What could justify a non explicit – non atomic primary key

Architecturedatabase-designprimary-key

I'm working as a "guest" dev at a random company.

I'm working with a table that does not have a primary key by definition(Oracle).

The column named "SOMETHING_ID" is varchar2(10) and constructed at insert time
by the following operation. And it is used as a primary key and referenced by other tables.

'A_STRING' || LPAD(SEQUENCE_NAME.NEXTVAL, 7, '0')

Some examples of the primary key data are

CH-00004321
CH-00004322
CH-00004323

My questions are,

first, in what circumstances would it be justified to use a primary key that is a combination of the type of the record(let's say, CH for Chinese food, In for Indian and MX for Mexican) and a sequence number ?

Second, in what circumstances would it be justified not to have a primary key defined but you have a column that distinctively distinguish each row ?

Third, is my perception correct that I see the combination of the type string(CH, IN, MX) and a sequence number is against the 1st normalisation ?

Fourth, in the table, there is only one "type string" value (let's say CH).
Is it okay to add that string to the pk while it does not seem necessary since there is only one value ? (The nature of the table does not seem to allow any other value for the type string though unlike my example of food. Perhaps you can see the table name as "CHINESE_FOOD", hence no other type string value would seem logical.)

Note – 1. Actual column, sequence names are replaced with arbitrary names.
2. The aim of this software is prediction of the damages caused by natural disasters.

Best Answer

in what circumstances would it be justified to use a primary key that is a combination of the type of the record(let's say, CH for Chinese food, In for Indian and MX for Mexican) and a sequence number ?

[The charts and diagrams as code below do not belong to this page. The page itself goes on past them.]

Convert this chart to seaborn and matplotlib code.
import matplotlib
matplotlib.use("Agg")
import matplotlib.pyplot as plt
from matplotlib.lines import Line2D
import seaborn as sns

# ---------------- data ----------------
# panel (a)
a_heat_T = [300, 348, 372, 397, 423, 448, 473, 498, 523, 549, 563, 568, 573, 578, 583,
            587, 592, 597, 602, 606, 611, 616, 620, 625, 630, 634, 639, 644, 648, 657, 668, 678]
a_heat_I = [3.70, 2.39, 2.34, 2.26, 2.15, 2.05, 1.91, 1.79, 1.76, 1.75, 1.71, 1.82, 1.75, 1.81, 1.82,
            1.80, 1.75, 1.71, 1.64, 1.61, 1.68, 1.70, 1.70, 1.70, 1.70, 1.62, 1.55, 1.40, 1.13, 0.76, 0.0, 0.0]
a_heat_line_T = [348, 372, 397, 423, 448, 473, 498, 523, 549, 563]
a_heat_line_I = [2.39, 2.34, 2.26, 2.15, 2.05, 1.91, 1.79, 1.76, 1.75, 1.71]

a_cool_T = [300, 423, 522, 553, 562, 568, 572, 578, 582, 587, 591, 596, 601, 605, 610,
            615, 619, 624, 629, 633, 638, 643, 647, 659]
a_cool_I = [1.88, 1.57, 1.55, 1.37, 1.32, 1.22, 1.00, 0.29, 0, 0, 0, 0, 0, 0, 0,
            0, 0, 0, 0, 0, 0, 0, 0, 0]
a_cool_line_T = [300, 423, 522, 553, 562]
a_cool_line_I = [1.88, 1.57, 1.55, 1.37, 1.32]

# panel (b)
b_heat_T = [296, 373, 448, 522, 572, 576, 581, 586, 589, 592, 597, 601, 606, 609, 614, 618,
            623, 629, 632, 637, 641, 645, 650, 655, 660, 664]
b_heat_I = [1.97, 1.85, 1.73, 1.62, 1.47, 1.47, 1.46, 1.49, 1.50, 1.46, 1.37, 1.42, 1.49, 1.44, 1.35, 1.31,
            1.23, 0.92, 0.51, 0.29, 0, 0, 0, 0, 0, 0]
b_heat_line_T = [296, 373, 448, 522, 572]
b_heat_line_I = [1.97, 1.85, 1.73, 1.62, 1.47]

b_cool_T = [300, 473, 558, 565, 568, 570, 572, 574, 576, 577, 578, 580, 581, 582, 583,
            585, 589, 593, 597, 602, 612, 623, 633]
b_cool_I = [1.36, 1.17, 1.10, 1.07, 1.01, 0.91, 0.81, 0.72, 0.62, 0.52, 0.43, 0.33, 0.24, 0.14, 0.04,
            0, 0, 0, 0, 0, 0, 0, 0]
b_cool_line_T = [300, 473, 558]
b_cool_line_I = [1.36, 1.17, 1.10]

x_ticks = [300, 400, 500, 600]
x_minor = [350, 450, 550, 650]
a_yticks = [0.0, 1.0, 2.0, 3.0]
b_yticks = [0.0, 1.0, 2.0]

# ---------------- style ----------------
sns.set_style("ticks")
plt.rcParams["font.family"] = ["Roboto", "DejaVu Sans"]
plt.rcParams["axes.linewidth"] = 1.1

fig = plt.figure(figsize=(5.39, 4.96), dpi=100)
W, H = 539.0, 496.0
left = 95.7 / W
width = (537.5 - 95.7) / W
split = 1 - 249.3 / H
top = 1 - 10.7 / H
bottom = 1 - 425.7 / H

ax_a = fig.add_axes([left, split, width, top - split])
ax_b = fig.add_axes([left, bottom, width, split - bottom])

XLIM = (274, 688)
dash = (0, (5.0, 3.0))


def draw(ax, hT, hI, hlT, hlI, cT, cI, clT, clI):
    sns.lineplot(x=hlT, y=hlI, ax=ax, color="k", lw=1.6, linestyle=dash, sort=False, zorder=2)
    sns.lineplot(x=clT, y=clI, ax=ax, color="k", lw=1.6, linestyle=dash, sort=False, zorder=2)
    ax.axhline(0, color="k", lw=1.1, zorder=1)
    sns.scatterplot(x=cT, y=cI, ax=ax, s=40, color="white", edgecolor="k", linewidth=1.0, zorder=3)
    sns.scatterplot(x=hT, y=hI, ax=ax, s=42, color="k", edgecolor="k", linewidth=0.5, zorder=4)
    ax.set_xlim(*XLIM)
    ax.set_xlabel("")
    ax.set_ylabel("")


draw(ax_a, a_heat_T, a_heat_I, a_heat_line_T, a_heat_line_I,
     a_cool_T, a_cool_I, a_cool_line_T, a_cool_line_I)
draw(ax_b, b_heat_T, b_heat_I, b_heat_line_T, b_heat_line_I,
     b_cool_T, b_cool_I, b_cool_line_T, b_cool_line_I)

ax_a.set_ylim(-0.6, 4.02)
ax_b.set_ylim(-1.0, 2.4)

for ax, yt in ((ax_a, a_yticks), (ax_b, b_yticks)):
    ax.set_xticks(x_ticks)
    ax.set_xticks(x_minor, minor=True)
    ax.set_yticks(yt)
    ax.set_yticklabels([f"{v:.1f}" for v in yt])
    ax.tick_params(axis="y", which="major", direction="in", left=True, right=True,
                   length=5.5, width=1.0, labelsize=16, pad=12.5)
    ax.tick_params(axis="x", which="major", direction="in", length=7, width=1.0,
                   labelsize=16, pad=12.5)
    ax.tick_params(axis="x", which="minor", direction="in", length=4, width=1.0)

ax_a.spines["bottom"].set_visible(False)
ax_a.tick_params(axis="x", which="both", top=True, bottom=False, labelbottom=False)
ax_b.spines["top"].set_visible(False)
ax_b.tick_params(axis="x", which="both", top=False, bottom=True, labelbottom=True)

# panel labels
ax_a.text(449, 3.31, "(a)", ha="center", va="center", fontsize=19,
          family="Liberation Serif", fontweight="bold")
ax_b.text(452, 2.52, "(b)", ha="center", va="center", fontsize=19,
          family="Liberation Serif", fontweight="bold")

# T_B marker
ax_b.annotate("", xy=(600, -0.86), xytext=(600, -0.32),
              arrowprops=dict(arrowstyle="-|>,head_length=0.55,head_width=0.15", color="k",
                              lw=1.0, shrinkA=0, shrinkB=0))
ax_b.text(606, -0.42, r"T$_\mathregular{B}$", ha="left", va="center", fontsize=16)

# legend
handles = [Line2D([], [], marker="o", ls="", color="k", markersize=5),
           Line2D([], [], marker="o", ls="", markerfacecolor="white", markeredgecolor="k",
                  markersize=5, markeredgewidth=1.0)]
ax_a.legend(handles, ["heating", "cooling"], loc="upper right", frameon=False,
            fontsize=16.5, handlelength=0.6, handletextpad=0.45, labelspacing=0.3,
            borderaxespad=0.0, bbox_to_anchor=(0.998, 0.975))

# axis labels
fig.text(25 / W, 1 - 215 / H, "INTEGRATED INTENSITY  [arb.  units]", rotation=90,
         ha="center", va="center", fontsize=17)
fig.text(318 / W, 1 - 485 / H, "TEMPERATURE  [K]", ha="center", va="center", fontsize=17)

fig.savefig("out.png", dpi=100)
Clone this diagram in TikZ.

Under no circumstances would it be justified. A column containing two different data elements as one value is a violation of first normal form. 1NF requires, among other things, that each column contain a single value. This practice also destroys the guaranteed logical access of every data element by table name, column name, and key value. Now if each data element were in its own column, and the combination of columns made up a key, that is not a problem. Ultimately this depends on the entity type for which the table holds entity occurrences. The key chosen should be something used by people in the real world to identify occurrences. Perhaps this makes sense if we are talking about a menu, and the menu has a section for Chinese food, and then gives each dish a number like #1, #2, etc.

Second, in what circumstances would it be justified not to have a primary key defined but you have a column that distinctively distinguish each row ?

Again, under no circumstances. If there is a column whose values uniquely identify each row that column must be declared as a unique constraint so as to ensure the occurrences entered are not duplicated and thus become inconsistent with the real world entities they represent.

Third, is my perception correct that I see the combination of the type string(CH, IN, MX) and a sequence number is against the 1st normalization ?

Absolutely, as described above.

Fourth, in the table, there is only one "type string" value (let's say CH). Is it okay to add that string to the pk while it does not seem necessary since there is only one value ?

No, for the same reason as this violates 1NF. Again that column contains 2 different values and each column must contain only a single value to be in 1NF.

Fabian Pascal's Practical Database Foundation Series is a great reference to dive more deeply into these fundamentals. Paper #4 addresses keys specifically.